The exercise:
Will you return, word for word, only the lines from the top of the data below down to and including the one with "import plotly.graph_objects as go"?

Raw data:
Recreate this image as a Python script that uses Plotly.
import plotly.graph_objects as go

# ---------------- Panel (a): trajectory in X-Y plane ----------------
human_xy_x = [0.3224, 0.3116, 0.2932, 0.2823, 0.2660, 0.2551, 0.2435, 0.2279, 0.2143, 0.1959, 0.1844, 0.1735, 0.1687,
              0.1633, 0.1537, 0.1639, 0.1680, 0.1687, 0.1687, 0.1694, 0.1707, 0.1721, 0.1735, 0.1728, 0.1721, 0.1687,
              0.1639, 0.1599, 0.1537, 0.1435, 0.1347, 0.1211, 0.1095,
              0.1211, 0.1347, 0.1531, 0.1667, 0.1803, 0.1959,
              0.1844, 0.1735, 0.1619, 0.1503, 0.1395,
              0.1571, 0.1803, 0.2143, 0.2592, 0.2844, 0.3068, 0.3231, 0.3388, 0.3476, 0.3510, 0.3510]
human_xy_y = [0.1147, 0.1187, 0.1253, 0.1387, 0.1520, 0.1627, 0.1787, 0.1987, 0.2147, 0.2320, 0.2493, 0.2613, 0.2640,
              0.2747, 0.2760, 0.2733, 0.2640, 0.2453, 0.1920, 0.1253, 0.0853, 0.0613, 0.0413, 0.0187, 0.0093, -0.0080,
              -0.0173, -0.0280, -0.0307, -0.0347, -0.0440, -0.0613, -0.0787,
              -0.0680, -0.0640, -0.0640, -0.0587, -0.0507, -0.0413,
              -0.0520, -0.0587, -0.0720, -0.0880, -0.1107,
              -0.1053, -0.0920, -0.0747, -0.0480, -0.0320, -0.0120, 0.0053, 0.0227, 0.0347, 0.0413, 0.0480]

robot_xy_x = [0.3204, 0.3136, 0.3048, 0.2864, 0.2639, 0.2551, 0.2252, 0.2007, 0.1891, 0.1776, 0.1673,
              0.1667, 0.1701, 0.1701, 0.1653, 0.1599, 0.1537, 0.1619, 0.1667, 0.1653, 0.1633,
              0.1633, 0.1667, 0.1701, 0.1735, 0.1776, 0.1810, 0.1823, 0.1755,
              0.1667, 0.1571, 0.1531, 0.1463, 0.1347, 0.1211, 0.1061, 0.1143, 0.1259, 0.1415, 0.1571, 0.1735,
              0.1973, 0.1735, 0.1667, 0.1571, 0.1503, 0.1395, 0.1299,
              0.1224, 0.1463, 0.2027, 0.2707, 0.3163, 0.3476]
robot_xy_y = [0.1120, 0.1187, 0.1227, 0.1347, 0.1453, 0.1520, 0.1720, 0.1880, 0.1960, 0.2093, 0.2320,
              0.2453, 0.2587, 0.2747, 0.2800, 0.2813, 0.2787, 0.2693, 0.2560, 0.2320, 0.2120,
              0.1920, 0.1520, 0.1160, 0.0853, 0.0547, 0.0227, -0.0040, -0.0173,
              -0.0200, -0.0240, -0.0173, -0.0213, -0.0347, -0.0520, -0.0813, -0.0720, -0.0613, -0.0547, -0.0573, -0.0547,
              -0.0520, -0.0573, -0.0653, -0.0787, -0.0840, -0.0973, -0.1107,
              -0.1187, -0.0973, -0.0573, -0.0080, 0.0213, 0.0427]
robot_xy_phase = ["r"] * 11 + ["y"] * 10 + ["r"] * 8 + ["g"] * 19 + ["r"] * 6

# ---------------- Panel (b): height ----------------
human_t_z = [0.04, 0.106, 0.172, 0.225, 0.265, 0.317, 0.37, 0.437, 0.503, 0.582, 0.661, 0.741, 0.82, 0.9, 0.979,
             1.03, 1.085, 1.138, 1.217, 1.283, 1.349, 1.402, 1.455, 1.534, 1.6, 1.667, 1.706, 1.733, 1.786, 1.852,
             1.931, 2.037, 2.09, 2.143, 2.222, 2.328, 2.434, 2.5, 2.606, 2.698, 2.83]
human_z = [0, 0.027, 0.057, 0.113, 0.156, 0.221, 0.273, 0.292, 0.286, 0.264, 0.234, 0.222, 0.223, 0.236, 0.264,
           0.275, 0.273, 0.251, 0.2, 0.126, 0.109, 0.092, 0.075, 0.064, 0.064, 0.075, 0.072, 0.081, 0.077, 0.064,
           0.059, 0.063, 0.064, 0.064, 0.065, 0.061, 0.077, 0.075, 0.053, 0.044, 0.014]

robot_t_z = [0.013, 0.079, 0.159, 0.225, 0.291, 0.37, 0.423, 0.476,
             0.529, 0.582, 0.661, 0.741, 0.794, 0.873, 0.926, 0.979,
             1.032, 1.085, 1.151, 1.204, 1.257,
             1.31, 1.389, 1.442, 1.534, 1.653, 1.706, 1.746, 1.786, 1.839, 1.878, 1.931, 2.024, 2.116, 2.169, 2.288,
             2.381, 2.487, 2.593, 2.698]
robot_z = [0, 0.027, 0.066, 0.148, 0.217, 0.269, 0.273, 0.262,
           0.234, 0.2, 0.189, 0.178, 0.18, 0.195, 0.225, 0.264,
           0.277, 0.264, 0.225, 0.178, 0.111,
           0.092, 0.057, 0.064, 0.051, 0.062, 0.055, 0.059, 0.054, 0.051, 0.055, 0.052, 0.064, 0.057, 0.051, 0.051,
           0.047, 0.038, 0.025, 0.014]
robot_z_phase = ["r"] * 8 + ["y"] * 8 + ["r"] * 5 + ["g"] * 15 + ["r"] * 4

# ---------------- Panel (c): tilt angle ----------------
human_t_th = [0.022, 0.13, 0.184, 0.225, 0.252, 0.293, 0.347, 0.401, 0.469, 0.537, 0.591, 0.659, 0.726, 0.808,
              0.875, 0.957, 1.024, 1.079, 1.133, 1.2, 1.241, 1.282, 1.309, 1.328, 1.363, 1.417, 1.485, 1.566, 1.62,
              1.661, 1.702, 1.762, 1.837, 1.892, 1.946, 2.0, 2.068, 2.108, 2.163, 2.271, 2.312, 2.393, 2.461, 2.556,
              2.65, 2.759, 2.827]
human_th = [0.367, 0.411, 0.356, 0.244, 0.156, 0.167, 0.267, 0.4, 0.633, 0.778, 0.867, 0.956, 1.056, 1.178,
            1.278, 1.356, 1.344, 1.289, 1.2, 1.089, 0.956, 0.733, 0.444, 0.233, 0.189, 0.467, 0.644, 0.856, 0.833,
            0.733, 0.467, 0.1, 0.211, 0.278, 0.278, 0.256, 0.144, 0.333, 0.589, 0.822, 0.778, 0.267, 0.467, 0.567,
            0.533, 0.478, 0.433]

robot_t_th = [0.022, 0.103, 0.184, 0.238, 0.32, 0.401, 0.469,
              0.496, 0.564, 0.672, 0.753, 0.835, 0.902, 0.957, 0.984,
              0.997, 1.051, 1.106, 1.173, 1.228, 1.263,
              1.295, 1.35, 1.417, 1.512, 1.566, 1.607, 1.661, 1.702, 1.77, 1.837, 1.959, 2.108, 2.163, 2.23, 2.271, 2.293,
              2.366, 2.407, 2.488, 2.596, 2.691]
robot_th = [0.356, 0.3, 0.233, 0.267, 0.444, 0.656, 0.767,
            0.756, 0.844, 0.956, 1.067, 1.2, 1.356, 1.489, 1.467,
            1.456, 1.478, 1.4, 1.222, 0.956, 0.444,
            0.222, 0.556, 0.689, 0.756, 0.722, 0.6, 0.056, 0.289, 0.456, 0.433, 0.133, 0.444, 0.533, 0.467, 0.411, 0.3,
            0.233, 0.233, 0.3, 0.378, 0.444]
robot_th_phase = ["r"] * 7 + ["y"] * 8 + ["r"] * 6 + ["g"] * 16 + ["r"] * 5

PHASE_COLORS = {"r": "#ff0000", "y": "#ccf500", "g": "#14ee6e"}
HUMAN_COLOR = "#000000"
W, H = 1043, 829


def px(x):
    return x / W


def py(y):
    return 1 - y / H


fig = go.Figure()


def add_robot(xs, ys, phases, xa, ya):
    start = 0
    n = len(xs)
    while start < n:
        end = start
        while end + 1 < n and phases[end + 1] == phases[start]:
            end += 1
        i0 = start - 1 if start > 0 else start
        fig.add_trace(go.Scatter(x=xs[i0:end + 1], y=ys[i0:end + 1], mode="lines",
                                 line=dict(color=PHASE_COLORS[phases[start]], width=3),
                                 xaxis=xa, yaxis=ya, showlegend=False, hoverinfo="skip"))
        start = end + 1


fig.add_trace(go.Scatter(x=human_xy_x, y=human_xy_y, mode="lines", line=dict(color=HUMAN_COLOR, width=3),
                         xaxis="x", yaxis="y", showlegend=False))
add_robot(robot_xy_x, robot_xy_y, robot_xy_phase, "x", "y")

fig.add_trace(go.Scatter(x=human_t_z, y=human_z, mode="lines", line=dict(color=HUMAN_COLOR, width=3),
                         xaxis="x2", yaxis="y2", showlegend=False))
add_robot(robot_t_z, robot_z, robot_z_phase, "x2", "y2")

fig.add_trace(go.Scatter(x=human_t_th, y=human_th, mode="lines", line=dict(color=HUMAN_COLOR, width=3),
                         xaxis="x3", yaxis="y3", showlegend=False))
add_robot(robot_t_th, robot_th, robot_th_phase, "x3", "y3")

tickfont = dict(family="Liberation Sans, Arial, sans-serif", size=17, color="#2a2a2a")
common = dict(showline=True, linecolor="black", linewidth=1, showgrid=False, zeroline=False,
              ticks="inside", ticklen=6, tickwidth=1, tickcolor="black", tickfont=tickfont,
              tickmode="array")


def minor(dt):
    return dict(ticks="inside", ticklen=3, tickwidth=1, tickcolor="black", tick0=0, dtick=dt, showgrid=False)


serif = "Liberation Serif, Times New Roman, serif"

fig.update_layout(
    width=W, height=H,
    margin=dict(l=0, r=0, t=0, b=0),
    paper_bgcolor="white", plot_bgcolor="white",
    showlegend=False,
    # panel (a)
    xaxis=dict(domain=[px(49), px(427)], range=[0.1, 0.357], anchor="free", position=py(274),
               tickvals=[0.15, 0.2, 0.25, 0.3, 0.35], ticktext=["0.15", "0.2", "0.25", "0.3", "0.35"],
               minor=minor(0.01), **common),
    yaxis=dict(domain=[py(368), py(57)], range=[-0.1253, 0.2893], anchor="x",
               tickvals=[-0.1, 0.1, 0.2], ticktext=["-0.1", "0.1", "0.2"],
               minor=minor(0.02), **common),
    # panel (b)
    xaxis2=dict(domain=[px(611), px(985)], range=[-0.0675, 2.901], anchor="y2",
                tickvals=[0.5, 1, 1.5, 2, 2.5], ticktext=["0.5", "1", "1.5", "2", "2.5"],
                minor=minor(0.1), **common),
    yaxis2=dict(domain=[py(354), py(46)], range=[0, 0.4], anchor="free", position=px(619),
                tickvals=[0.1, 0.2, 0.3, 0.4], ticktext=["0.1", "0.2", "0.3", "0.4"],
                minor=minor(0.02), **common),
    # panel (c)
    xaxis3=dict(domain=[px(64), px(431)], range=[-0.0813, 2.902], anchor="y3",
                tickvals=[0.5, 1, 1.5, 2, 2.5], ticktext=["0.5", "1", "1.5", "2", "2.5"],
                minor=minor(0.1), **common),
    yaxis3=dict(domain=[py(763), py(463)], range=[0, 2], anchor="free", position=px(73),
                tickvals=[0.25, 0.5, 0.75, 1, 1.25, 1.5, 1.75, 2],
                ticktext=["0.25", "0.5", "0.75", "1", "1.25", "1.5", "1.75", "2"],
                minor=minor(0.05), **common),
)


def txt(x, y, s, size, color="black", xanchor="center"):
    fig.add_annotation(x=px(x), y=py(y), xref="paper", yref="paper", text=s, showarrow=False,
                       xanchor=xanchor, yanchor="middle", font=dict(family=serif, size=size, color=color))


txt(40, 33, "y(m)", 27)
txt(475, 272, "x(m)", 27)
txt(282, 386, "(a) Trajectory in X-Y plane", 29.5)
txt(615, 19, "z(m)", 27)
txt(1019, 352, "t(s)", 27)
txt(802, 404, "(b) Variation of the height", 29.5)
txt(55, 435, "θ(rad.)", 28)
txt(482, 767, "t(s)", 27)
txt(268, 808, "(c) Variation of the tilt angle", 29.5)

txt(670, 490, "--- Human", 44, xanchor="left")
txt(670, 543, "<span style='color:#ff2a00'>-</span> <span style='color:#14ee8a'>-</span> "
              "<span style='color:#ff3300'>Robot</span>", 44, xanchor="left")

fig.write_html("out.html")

Full answer:
Recreate this image as a Python script that uses Plotly.
import plotly.graph_objects as go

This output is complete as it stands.